Marathon Gold shares eased on the news, falling 2.3% or $0.07 to $3.00 on volume of $322,100. The shares trade in a 52-week range of $3.35 and $1.50.

The latest batch of results are being announced after Marathon recently reported a maiden resource estimate for the Berry Zone.

The company said it has outlined an inferred resource of 639,000 ounces of gold (11.3 million tonnes at 1.75 g/t). It said 89% of the total estimate is an open pit resource of 566,400 ounces, with the balance associated with underground.

Marathon also flagged a high-grade open pit inferred resource (greater than 0.7 g/t gold cut-off) of 493,700 ounces (5.82 million tonnes at 2.64 g/t gold).

The drill dataset used in this first estimate is still preliminary, with only 42,000 metres included. That compares to 100,000 metres at the Leprechaun Deposit and 170,000 metres at the Marathon Deposit.

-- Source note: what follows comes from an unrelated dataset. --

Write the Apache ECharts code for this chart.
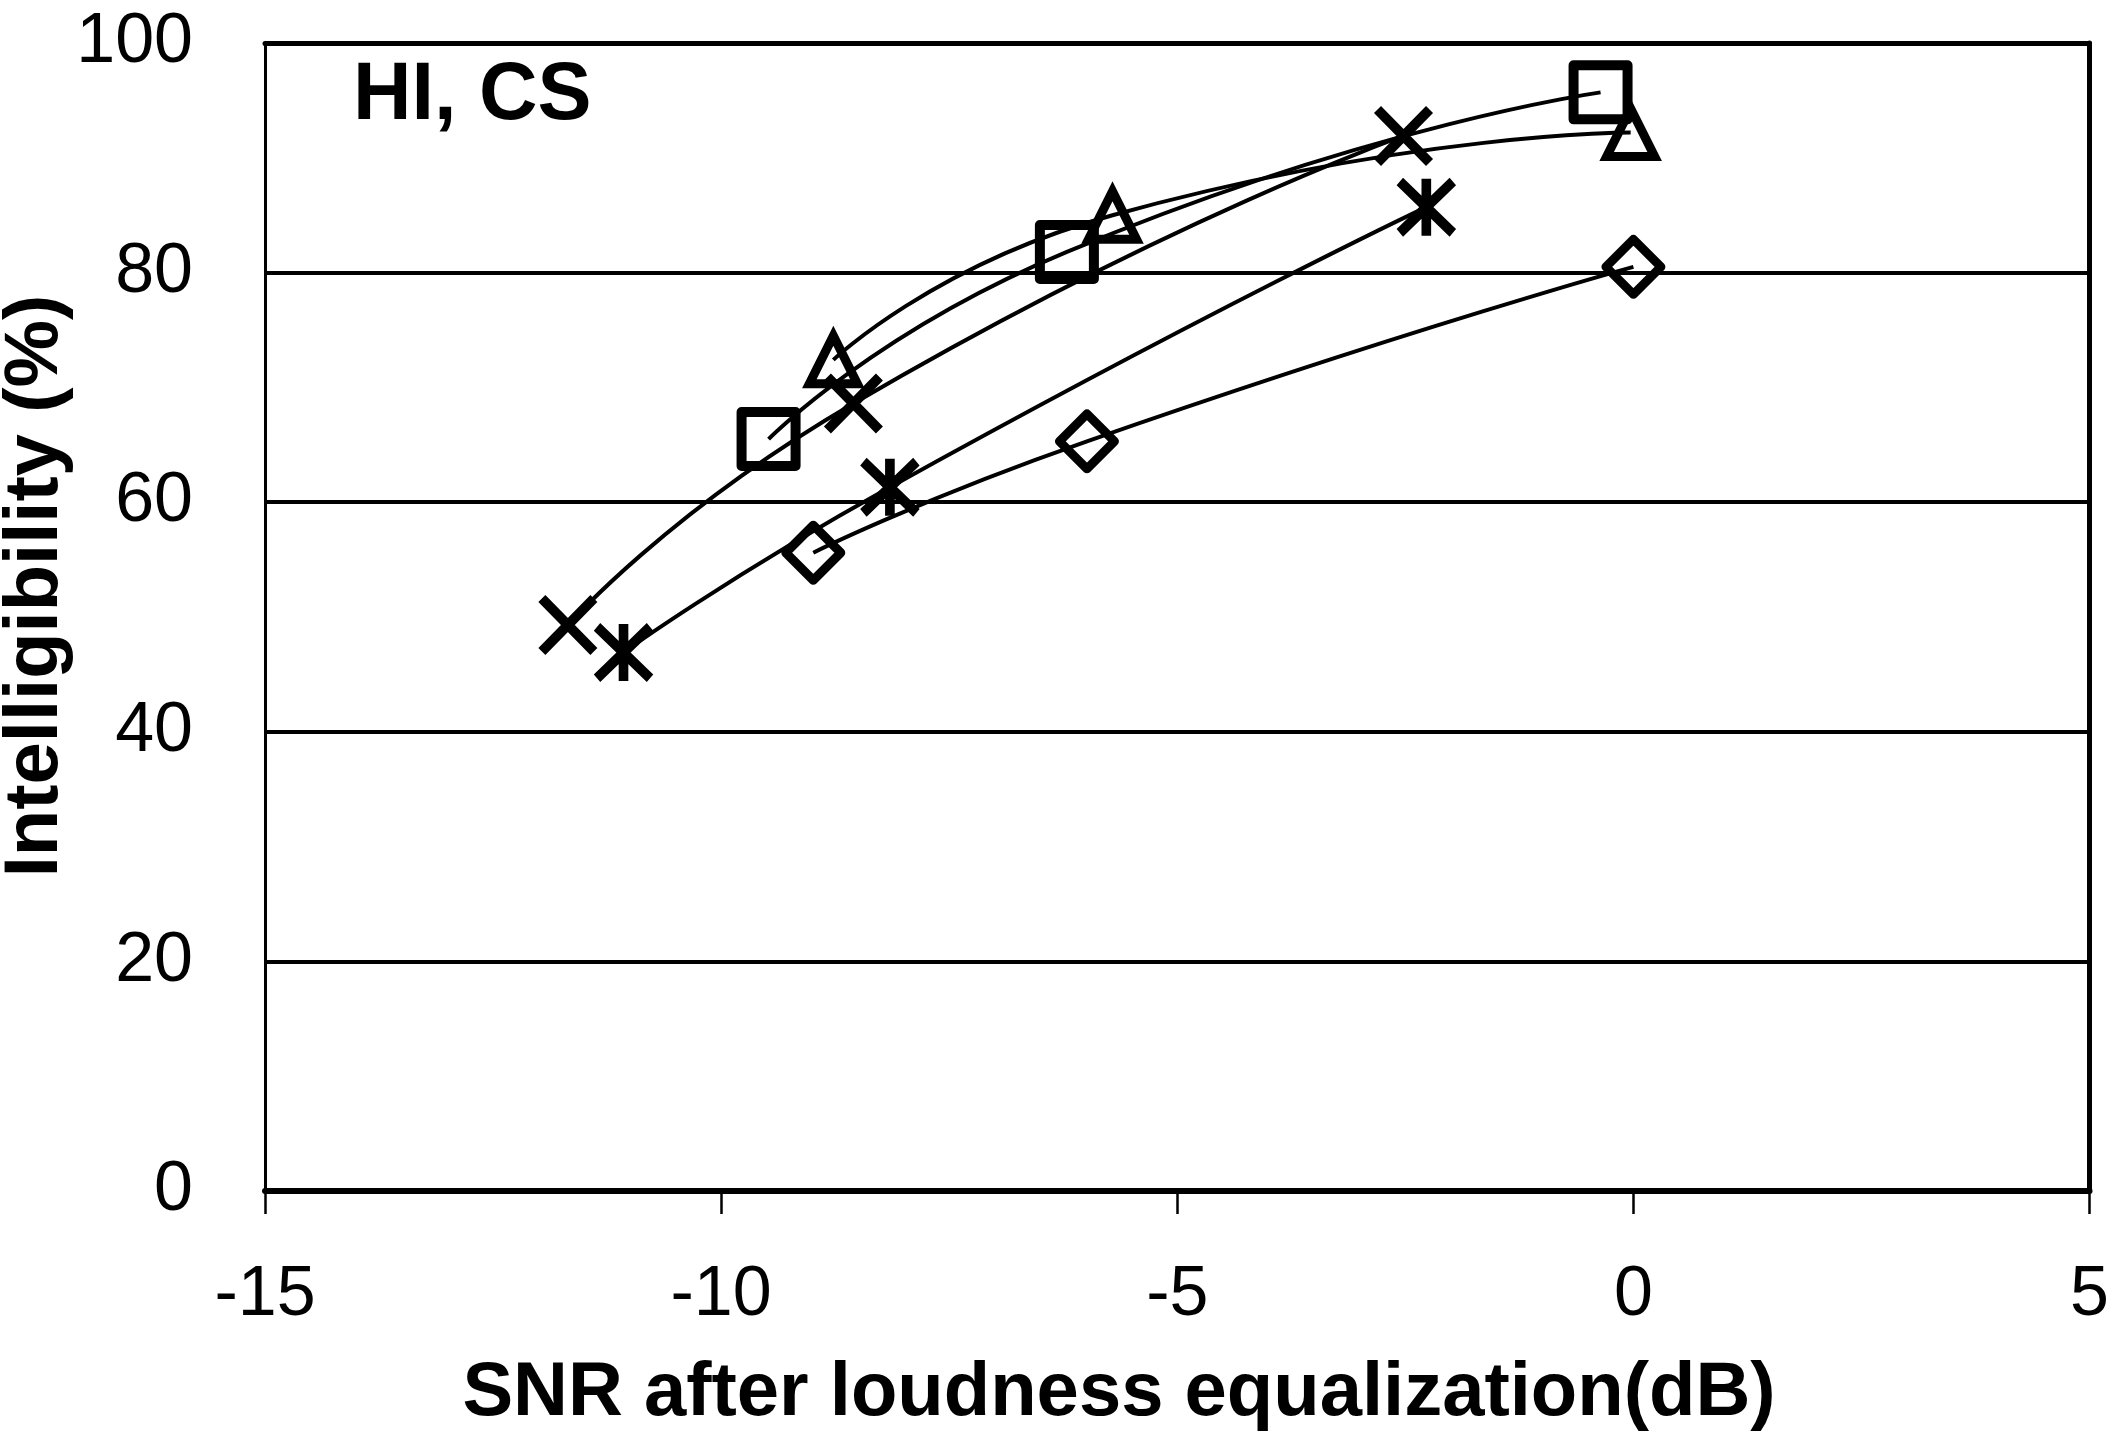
<!DOCTYPE html>
<html>
<head>
<meta charset="utf-8">
<script src="https://cdn.jsdelivr.net/npm/echarts@6/dist/echarts.min.js"></script>
<style>
  html, body { margin: 0; padding: 0; background: #fff; }
  #chart { width: 2112px; height: 1441px; }
</style>
</head>
<body>
<div id="chart"></div>
<script>
// ---- Data ----
var xTicks = [-15, -10, -5, 0, 5];
var yTicks = [0, 20, 40, 60, 80, 100];

var snrSquare   = [-9.48, -6.21, -0.36];
var intSquare   = [65.5, 81.8, 95.7];

var snrTriangle = [-8.77, -5.71, -0.03];
var intTriangle = [72.4, 85.0, 92.2];

var snrCross    = [-11.68, -8.55, -2.52];
var intCross    = [49.3, 68.6, 91.9];

var snrStar     = [-11.07, -8.15, -2.27];
var intStar     = [46.9, 61.3, 85.7];

var snrDiamond  = [-8.99, -5.99, 0.0];
var intDiamond  = [55.6, 65.3, 80.5];

var panelLabel = 'HI, CS';
var xTitle = 'SNR after loudness equalization(dB)';
var yTitle = 'Intelligibility (%)';

function pairs(xs, ys) {
  return xs.map(function (x, i) { return [x, ys[i]]; });
}

var FONT = '"Liberation Sans", Arial, Helvetica, sans-serif';
var crossPath = 'path://M0,0L10,10M10,0L0,10';
var starPath  = 'path://M0,0.5L10,9.5M10,0.5L0,9.5M5,0L5,10';

function mkSeries(name, xs, ys, symbol, size, bw, join) {
  return {
    name: name,
    type: 'line',
    data: pairs(xs, ys),
    smooth: 0.6,
    symbol: symbol,
    symbolSize: size,
    showAllSymbol: true,
    lineStyle: { color: '#000', width: 4 },
    itemStyle: { color: 'rgba(0,0,0,0)', borderColor: '#000', borderWidth: bw, borderJoin: join || 'miter' },
    emphasis: { disabled: true },
    z: 3
  };
}

var chart = echarts.init(document.getElementById('chart'), null, { renderer: 'canvas' });

chart.setOption({
  animation: false,
  backgroundColor: '#fff',
  grid: { left: 265, right: 20, top: 43, bottom: 250, containLabel: false, show: false },
  xAxis: [{
    type: 'value',
    min: xTicks[0], max: xTicks[xTicks.length - 1], interval: 5,
    position: 'bottom',
    axisLine: { show: true, onZero: false, lineStyle: { color: '#000', width: 6 } },
    axisTick: { show: true, inside: false, length: 23, lineStyle: { color: '#000', width: 2.5 } },
    axisLabel: { show: true, margin: 70, color: '#000', fontSize: 70, fontFamily: FONT },
    splitLine: { show: false }
  }, {
    type: 'value',
    min: xTicks[0], max: xTicks[xTicks.length - 1], interval: 5,
    position: 'top',
    axisLine: { show: true, onZero: false, lineStyle: { color: '#000', width: 5 } },
    axisTick: { show: false },
    axisLabel: { show: false },
    splitLine: { show: false }
  }],
  yAxis: [{
    type: 'value',
    min: yTicks[0], max: yTicks[yTicks.length - 1], interval: 20,
    position: 'left',
    axisLine: { show: true, onZero: false, lineStyle: { color: '#000', width: 3 } },
    axisTick: { show: false },
    axisLabel: { show: true, margin: 72, color: '#000', fontSize: 70, fontFamily: FONT },
    splitLine: { show: true, lineStyle: { color: '#000', width: 4 } }
  }, {
    type: 'value',
    min: yTicks[0], max: yTicks[yTicks.length - 1], interval: 20,
    position: 'right',
    axisLine: { show: true, onZero: false, lineStyle: { color: '#000', width: 5 } },
    axisTick: { show: false },
    axisLabel: { show: false },
    splitLine: { show: false }
  }],
  series: [
    mkSeries('Square', snrSquare, intSquare, 'rect', 54, 10, 'round'),
    mkSeries('Triangle', snrTriangle, intTriangle, 'triangle', [48, 48], 9, 'miter'),
    mkSeries('Cross', snrCross, intCross, crossPath, [52, 53], 10),
    mkSeries('Star', snrStar, intStar, starPath, [53, 57], 10),
    mkSeries('Diamond', snrDiamond, intDiamond, 'diamond', [55, 55], 9, 'round')
  ],
  graphic: [
    {
      type: 'text', x: 353, y: 97, z: 10,
      style: { text: panelLabel, font: 'bold 81px ' + FONT, fill: '#000', textAlign: 'left', textVerticalAlign: 'middle' }
    },
    {
      type: 'text', x: 1119, y: 1394, z: 10,
      style: { text: xTitle, font: 'bold 76px ' + FONT, fill: '#000', textAlign: 'center', textVerticalAlign: 'middle' }
    },
    {
      type: 'text', x: 36, y: 586, rotation: Math.PI / 2, z: 10,
      style: { text: yTitle, font: 'bold 76px ' + FONT, fill: '#000', textAlign: 'center', textVerticalAlign: 'middle' }
    }
  ]
});
</script>
</body>
</html>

“Our drilling at Berry is now directed towards expanding and upgrading this estimate along the full 1.5- kilometre length of the deposit and below the conceptual pit shells used in the estimate, which are relatively shallow at 200 metres deep,” Manson said.

The new 1.5-kilometre Berry Zone, which is located within the six-kilometre-long Sprite Corridor, is situated between the project’s Leprechaun and Marathon deposits.

“With the recently announced additional 50,000 metres of Berry drilling, we expect to have a total of approximately 120,000 metres completed by summer 2022,” Manson said. Exploration drilling has now resumed after the spring break and will continue to the end of the year.

Marathon has said the Berry estimate will not be included in Marathon’s core development plan at Valentine, which is based on two open pits at Marathon and Leprechaun and a central 2.5-4.0 million tonne per year mill.

At some stage in the future Berry could provide options for mine-life extensions or future grade sequencing (pending future permitting).